Nanni fut un de ces hommes, comme il y en aura toujours, qui doivent précisément à leur médiocrité ce fonds de confiance en eux-mêmes, qui en impose à ce grand nombre d’hommes, dont le besoin est de croire au mérite sur parole, n’importe de qui, même de ceux qui se vantent eux-mêmes. Il auroit pu être bon en seconde ligne, Pour avoir voulu aspirer au premier rang, on ne sauroit lui eu donner aucun.

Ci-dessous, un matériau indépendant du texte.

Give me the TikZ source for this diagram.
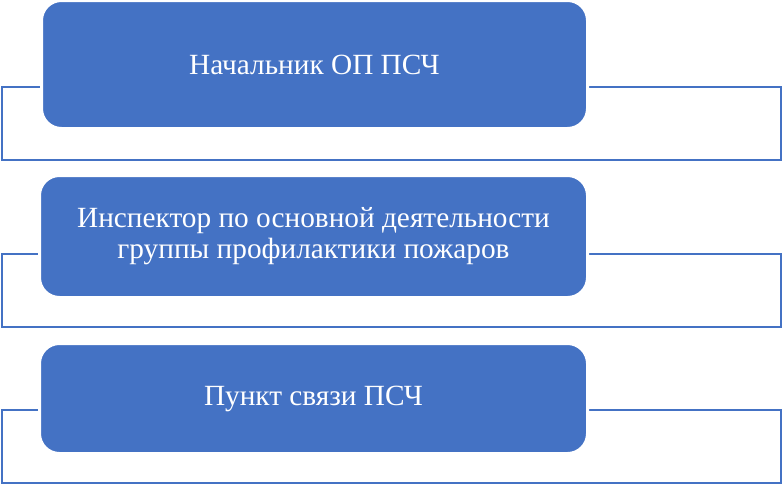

Si l’on juge de son goût et de son talent par quelques-uns des édifices qu’il a laissés, il fut très-certainement inférieur à tout les architectes de son époque. On ne sauroit trouver de qualité remarquable dans le palais de Ricci, situé rue Giulia. On est d’accord que la partie du palais Mattei, construite sur ses dessins, est inférieure à l’autre. Le palais Salviai, qu’il a élevé à la Longara, est sans doute un édifice important par sa musse, mais d’une disposition peu remarquable, d’un goût assez maussade ; les bossages employés dans sa façade n’y produisent que l’effet de la lourdeur, au lieu de l’impression de force et de sévérité qui doit résulter de leur emploi. Les détails de toute cette architecture ne sont d’accord avec son ensemble, que par le mauvais genre d’exécution qui est commun à toute cette ordonnance.